A five-year-old bank in Portland, Ore., has been slapped with a cease- and-desist order by the Federal Deposit Insurance Corp. for engaging in what the regulator called "unsafe or unsound banking practices."

The FDIC said $72 million-asset Northern Bank of Commerce lacks sufficient equity capital to support its assets, has an inadequate management team to support its loan portfolio, and is operating with an insufficient allowance for loan losses.

As part of an agreement with the FDIC, chief executive officer John Holloway has stepped down as chairman.
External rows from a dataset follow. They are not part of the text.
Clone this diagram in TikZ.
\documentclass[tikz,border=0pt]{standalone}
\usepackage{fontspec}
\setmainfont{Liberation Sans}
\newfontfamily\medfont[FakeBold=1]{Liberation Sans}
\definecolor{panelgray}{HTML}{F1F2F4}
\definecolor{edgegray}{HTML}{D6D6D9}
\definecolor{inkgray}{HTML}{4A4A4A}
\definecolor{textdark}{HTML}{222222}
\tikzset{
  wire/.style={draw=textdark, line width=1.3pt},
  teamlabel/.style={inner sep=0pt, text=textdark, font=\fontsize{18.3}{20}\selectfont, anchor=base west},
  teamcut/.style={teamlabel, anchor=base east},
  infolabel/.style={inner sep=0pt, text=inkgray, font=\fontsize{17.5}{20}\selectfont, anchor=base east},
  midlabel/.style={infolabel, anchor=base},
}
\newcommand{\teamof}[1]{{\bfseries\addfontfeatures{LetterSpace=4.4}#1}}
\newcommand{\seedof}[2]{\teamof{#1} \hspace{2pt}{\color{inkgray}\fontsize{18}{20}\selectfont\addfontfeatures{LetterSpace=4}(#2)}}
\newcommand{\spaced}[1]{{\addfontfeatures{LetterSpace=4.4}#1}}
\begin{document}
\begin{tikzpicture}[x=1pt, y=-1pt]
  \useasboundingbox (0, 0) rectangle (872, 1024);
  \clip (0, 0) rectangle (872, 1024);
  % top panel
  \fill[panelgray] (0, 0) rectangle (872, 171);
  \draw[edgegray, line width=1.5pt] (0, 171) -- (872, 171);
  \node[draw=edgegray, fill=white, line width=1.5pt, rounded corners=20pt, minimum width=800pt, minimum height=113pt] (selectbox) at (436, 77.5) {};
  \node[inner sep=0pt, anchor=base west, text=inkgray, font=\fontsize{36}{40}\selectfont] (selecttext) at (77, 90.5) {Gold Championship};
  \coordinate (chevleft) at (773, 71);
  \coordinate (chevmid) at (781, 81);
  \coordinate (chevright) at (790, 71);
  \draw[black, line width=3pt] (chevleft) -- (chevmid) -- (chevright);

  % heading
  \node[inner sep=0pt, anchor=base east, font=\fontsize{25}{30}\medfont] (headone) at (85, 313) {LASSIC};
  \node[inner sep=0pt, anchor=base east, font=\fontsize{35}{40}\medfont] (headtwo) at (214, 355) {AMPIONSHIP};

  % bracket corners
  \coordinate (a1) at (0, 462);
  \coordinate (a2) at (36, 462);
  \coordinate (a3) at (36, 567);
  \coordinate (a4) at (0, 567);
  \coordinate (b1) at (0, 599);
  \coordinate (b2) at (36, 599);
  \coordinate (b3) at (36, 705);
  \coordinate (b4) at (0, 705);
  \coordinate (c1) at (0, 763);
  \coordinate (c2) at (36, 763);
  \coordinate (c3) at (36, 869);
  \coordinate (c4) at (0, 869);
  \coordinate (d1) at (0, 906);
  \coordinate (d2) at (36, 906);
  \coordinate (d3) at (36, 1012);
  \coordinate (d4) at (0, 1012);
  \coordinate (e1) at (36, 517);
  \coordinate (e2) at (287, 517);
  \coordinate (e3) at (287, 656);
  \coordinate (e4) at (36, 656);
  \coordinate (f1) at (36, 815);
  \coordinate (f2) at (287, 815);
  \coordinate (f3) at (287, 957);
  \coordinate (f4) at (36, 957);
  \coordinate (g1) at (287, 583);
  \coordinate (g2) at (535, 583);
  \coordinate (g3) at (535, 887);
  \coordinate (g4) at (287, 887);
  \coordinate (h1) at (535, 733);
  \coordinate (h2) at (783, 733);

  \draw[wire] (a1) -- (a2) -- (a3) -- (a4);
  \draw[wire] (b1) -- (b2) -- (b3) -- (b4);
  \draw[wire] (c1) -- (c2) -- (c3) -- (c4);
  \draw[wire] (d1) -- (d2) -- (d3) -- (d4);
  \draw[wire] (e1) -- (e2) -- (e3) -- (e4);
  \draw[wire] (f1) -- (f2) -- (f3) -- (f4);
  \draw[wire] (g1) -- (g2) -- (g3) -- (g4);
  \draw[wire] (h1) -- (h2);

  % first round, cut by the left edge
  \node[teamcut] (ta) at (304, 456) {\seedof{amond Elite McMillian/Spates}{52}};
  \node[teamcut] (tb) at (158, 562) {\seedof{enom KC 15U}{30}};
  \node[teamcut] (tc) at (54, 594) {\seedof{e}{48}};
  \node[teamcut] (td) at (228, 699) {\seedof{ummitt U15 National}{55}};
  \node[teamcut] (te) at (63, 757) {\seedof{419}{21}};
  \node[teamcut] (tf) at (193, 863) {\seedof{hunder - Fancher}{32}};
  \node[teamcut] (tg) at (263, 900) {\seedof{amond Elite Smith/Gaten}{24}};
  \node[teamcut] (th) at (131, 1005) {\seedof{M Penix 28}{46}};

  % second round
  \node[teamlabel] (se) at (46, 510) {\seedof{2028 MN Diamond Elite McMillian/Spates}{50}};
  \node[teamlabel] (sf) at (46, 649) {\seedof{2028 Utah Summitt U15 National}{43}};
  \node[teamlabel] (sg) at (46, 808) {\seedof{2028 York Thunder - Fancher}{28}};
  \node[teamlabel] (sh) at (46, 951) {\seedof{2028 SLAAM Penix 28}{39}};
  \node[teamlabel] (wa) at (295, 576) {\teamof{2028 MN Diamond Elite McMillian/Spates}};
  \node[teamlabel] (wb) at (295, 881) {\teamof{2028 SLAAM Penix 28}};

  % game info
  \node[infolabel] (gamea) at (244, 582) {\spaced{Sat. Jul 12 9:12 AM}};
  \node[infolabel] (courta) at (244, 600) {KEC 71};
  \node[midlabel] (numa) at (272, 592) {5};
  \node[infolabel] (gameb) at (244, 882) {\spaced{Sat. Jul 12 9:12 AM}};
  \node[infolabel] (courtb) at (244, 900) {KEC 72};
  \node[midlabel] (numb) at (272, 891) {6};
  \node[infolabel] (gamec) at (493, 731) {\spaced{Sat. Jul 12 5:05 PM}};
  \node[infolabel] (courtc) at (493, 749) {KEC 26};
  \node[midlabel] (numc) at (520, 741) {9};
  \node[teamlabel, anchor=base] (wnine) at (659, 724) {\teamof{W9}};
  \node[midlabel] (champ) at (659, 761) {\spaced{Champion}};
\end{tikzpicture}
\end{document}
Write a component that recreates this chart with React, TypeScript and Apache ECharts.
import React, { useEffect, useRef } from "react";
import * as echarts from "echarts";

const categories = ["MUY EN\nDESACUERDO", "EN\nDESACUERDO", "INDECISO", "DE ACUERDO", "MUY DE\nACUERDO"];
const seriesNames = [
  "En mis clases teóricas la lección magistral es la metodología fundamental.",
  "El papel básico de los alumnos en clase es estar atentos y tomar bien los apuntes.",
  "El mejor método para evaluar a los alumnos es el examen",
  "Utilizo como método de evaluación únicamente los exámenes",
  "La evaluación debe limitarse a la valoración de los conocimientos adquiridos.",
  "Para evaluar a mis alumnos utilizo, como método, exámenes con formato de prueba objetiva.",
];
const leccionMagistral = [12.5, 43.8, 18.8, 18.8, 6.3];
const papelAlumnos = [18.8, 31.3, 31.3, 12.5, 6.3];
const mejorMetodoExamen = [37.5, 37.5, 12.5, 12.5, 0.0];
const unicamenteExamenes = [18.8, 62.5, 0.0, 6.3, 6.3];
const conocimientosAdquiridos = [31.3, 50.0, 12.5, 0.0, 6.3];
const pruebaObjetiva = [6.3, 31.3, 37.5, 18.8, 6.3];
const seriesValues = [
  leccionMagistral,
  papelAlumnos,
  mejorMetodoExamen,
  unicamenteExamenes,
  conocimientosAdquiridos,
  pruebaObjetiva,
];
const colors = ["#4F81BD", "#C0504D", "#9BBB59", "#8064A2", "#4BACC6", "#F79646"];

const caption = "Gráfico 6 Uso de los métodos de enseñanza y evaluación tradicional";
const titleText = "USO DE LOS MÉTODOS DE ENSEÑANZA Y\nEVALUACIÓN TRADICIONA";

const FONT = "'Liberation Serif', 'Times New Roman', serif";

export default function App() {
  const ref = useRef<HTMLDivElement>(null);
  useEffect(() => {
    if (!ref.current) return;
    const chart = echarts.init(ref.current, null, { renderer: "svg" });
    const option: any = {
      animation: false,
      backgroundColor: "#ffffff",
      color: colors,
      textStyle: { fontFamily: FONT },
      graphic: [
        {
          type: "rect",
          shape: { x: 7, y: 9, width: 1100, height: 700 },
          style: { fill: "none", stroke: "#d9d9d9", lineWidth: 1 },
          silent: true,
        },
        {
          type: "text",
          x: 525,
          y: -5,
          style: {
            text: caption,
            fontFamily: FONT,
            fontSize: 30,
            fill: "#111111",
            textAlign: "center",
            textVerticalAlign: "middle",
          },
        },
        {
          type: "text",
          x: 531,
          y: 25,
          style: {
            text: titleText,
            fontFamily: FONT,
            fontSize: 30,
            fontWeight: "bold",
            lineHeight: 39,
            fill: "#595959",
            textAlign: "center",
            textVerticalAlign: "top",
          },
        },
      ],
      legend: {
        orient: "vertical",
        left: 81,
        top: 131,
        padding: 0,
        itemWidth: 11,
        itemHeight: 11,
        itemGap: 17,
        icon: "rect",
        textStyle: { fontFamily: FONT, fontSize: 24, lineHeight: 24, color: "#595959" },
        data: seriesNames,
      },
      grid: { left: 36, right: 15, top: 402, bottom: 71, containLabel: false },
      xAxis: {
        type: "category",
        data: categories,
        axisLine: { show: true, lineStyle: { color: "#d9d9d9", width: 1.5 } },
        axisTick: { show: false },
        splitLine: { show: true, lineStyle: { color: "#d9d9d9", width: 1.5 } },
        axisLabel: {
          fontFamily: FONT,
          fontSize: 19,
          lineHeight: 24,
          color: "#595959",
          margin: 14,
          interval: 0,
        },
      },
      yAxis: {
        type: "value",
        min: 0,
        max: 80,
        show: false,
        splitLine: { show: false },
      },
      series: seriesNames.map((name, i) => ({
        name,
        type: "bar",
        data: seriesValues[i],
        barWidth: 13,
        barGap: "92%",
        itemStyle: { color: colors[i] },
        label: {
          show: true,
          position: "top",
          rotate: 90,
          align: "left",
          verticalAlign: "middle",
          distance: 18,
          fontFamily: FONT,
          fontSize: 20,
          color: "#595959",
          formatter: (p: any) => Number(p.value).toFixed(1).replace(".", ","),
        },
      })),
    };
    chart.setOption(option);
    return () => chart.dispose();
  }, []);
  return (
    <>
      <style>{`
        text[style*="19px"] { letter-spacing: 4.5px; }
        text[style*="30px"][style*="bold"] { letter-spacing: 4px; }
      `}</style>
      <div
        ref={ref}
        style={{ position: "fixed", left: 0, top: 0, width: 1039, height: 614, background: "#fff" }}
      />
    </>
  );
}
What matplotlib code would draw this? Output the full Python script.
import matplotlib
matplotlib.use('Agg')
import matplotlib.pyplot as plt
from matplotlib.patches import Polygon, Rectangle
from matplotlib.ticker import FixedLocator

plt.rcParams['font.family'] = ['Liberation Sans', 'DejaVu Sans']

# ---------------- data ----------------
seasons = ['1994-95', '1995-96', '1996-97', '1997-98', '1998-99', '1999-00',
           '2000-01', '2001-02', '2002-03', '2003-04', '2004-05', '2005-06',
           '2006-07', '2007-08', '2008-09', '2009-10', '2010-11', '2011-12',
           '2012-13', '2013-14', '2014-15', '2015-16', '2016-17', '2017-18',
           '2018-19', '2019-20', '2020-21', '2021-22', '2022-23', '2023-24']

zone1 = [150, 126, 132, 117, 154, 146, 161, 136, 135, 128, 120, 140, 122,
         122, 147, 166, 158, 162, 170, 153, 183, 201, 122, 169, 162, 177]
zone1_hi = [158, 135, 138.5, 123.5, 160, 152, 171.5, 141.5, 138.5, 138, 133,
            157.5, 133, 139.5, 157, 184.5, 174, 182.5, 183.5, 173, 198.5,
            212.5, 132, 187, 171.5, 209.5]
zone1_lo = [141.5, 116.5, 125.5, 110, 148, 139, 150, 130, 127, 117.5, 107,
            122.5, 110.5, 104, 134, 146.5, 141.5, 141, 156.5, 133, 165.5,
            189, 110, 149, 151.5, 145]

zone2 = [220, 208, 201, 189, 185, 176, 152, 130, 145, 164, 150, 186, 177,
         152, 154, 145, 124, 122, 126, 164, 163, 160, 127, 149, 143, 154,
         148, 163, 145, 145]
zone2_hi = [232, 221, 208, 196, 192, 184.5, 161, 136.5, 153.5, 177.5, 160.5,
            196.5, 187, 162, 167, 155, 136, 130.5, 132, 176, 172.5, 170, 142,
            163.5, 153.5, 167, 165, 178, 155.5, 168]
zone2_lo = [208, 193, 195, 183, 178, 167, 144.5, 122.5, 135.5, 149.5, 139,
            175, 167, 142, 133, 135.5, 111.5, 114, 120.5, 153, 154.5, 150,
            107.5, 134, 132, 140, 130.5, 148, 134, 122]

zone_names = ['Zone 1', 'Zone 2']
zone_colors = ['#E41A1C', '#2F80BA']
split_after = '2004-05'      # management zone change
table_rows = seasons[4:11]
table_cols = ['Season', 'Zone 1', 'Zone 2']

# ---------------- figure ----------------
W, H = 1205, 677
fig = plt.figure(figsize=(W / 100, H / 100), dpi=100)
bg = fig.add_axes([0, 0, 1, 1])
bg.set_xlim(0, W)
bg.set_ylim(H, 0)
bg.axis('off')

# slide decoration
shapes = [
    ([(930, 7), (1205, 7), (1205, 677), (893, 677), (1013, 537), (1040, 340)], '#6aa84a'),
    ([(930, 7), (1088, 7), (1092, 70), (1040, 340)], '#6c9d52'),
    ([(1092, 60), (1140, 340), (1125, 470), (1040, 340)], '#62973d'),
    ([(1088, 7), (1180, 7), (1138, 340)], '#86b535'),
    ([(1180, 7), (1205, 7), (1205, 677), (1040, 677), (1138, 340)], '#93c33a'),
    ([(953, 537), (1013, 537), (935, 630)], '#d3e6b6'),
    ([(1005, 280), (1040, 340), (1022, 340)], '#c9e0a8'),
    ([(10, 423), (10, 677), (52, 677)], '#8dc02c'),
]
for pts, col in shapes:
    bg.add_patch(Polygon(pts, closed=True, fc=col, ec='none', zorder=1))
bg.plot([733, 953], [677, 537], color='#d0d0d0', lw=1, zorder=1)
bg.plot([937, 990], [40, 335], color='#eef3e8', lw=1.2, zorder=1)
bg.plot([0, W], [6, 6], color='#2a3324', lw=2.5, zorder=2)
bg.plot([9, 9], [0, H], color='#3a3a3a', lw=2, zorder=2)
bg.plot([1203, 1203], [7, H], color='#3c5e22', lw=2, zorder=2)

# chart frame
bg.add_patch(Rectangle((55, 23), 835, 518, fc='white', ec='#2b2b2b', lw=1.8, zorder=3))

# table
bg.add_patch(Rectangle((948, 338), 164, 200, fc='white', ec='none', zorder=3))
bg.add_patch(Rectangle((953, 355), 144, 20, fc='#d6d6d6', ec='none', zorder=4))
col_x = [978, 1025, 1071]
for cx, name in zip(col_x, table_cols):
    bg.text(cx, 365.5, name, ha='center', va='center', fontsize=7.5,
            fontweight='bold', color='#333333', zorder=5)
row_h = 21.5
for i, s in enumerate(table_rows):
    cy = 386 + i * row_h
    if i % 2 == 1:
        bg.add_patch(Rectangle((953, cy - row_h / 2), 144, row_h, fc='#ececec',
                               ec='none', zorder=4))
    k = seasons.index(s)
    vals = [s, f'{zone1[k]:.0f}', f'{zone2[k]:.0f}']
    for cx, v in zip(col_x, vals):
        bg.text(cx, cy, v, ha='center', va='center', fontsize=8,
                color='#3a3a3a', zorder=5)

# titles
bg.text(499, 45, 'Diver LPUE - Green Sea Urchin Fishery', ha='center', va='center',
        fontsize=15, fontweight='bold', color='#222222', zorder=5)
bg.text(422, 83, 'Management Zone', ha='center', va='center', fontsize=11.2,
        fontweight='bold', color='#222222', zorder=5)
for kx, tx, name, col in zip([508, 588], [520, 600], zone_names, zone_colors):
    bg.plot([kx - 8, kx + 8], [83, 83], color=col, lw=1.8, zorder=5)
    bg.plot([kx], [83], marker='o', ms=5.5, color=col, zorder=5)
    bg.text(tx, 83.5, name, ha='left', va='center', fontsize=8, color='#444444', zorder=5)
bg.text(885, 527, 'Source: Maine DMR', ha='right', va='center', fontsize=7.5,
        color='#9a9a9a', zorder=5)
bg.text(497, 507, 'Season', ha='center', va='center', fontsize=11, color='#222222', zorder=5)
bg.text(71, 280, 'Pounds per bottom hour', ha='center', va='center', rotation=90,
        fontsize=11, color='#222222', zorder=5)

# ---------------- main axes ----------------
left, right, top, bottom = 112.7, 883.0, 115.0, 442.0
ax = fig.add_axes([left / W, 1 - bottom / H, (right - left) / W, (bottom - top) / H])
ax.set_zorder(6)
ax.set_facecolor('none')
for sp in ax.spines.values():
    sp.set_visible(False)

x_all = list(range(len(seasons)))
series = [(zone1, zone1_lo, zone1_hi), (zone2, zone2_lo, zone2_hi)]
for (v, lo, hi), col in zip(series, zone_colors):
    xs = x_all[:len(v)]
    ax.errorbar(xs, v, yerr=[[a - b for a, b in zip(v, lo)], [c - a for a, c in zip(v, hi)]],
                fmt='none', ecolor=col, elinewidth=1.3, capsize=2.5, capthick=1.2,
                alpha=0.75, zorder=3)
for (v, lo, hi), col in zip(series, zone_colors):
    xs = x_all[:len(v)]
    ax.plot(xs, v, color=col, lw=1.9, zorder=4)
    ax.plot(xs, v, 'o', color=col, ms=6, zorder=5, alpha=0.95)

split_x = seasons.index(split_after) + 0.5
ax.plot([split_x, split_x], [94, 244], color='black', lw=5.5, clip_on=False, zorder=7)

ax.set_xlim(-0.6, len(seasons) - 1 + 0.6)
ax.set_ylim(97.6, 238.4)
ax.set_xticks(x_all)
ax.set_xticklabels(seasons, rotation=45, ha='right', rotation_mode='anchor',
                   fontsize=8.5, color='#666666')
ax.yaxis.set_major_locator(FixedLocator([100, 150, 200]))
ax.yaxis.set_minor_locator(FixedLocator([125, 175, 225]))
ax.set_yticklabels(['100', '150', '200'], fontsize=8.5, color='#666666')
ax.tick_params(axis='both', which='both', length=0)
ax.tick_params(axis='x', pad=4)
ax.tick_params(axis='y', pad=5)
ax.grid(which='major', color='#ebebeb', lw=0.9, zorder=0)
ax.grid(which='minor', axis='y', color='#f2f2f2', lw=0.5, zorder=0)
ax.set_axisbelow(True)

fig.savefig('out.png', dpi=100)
He is to be succeeded by William Spicer, a director since the bank's inception in 1994.

The FDIC order also requires Northern Bank to hire a chief financial officer and a chief credit officer to upgrade its "low-quality loan portfolio and improve earnings."

Over the next 180 days, Northern Bank must also increase its Tier 1 capital by at least $2 million and reduce all loans classified as "doubtful" by regulators to $3.5 million.

Northern Bank, which operates eight branches in retirement neighborhoods around Portland, primarily makes construction and residential loans.

James Bradshaw at Pacific Crest Securities in Portland said that Mr. Holloway's troubles stemmed from the bank's explosive growth and management turnover.

"It's become too much for one man to handle," Mr. Bradshaw said.

Mr. Spicer agreed. "Our challenge now is to make sure that our internal management keeps pace with our rapid growth," he said in a prepared statement.

He said the bank has adopted a formal plan to address the regulator's concerns.